## EXERCISE OBJECTIVE
Find every line in the records below that contains the word "this", and copy each such line.

## STORED RECORDS
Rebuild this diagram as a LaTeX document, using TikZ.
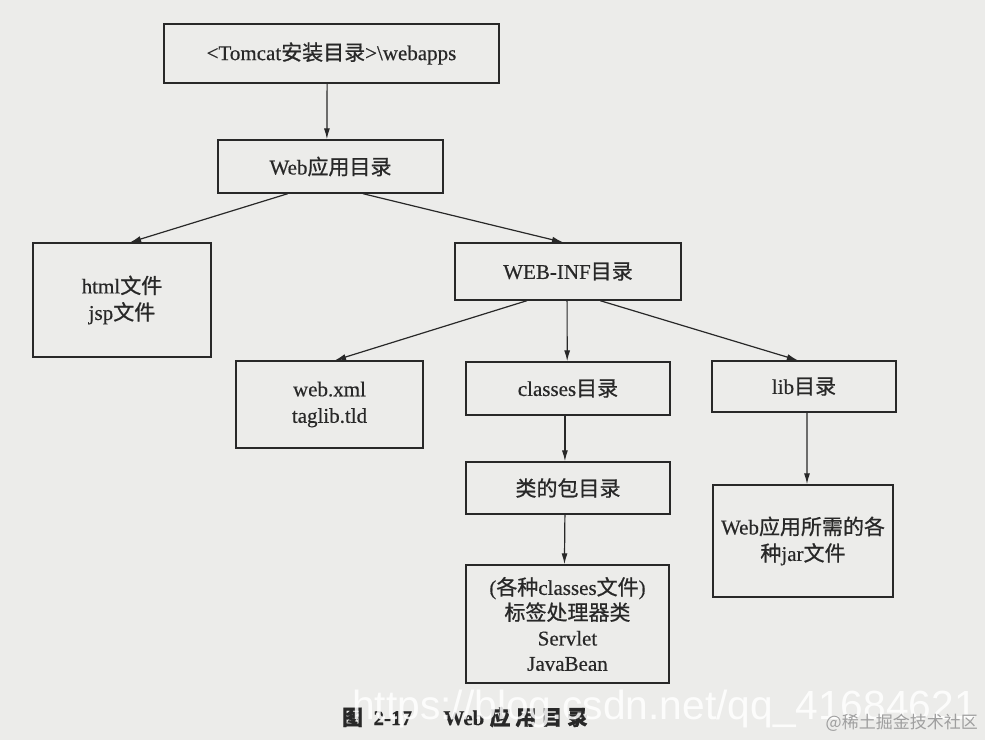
\documentclass[tikz,border=0pt]{standalone}
\usepackage{fontspec}
\setmainfont[FakeBold=0.4]{Liberation Serif}
\newfontfamily\cjk[FakeBold=0.8]{Noto Sans CJK SC}
\newfontfamily\cjkwm{Noto Sans CJK SC}
\newfontfamily\wmfont{Liberation Sans}
\usetikzlibrary{arrows.meta,calc}
\definecolor{ink}{RGB}{40,40,40}
\definecolor{paper}{RGB}{236,236,234}
\newcommand\zh[1]{{\cjk #1}}
\begin{document}
\begin{tikzpicture}[x=1pt,y=-1pt,
  box/.style={draw=ink,line width=1.4pt,rectangle,inner sep=0pt,align=center,text=ink,
    font=\fontsize{21}{26.5}\selectfont},
  arr/.style={draw=ink,line width=1.2pt,-{Latex[length=11pt,width=6pt]}}]
\fill[paper] (0,0) rectangle (985,740);
\useasboundingbox (0,0) rectangle (985,740);

\node[box,minimum width=335pt,minimum height=59pt] (tomcat) at (331.5,53.5)
  {<Tomcat\zh{安装目录}>\textbackslash webapps};
\node[box,minimum width=225pt,minimum height=53pt] (webapp) at (330.5,166.5)
  {Web\zh{应用目录}};
\node[box,minimum width=178pt,minimum height=114pt] (html) at (122,300)
  {html\zh{文件}\\jsp\zh{文件}};
\node[box,minimum width=226pt,minimum height=57pt] (webinf) at (568,271.5)
  {WEB-INF\zh{目录}};
\node[box,minimum width=187pt,minimum height=87pt] (webxml) at (329.5,404.5)
  {web.xml\\taglib.tld};
\node[box,minimum width=204pt,minimum height=53pt] (classes) at (568,388.5)
  {classes\zh{目录}};
\node[box,minimum width=184pt,minimum height=51pt] (lib) at (804,386.5)
  {lib\zh{目录}};
\node[box,minimum width=204pt,minimum height=52pt] (pkg) at (568,488)
  {\zh{类的包目录}};
\node[box,minimum width=180pt,minimum height=112pt] (jar) at (803,541)
  {Web\zh{应用所需的各}\\\zh{种}jar\zh{文件}};
\node[box,minimum width=203pt,minimum height=118pt,font=\fontsize{21}{25.3}\selectfont] (files) at (567.5,624)
  {(\zh{各种}classes\zh{文件})\\\zh{标签处理器类}\\Servlet\\JavaBean};

\draw[arr] ($(tomcat.south west)!0.487!(tomcat.south east)$) -- ($(webapp.north west)!0.484!(webapp.north east)$);
\draw[arr] ($(webapp.south west)!0.311!(webapp.south east)$) -- ($(html.north west)!0.545!(html.north east)$);
\draw[arr] ($(webapp.south west)!0.644!(webapp.south east)$) -- ($(webinf.north west)!0.478!(webinf.north east)$);
\draw[arr] ($(webinf.south west)!0.319!(webinf.south east)$) -- ($(webxml.north west)!0.529!(webxml.north east)$);
\draw[arr] ($(webinf.south west)!0.496!(webinf.south east)$) -- ($(classes.north west)!0.496!(classes.north east)$);
\draw[arr] ($(webinf.south west)!0.642!(webinf.south east)$) -- ($(lib.north west)!0.467!(lib.north east)$);
\draw[arr] ($(classes.south west)!0.485!(classes.south east)$) -- ($(pkg.north west)!0.485!(pkg.north east)$);
\draw[arr] ($(pkg.south west)!0.485!(pkg.south east)$) -- ($(files.north west)!0.485!(files.north east)$);
\draw[arr] ($(lib.south west)!0.516!(lib.south east)$) -- ($(jar.north west)!0.522!(jar.north east)$);

\node[text=ink,font=\bfseries\fontsize{21}{24}\selectfont] (cap) at (465,717)
  {\zh{图}\ \ 2-17\quad\ \ Web\ \zh{应\ 用\ 目\ 录}};

\node[anchor=base west,inner sep=0pt,text=white,opacity=0.85,font=\wmfont\fontsize{40.7}{44}\selectfont] (wm) at (352,719)
  {https://blog.csdn.net/qq\_41684621};
\node[anchor=east,inner sep=0pt,text=gray!75,font=\cjkwm\fontsize{17}{20}\selectfont] (wm2) at (978,723)
  {@稀土掘金技术社区};
\end{tikzpicture}
\end{document}
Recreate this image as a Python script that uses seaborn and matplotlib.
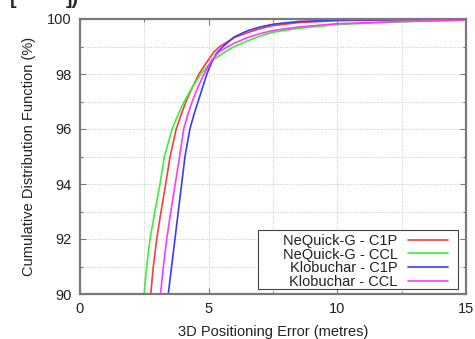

## THE OUTPUT
Rebuild this diagram as a LaTeX document, using TikZ.
Recreate this image as a Python script that uses seaborn and matplotlib.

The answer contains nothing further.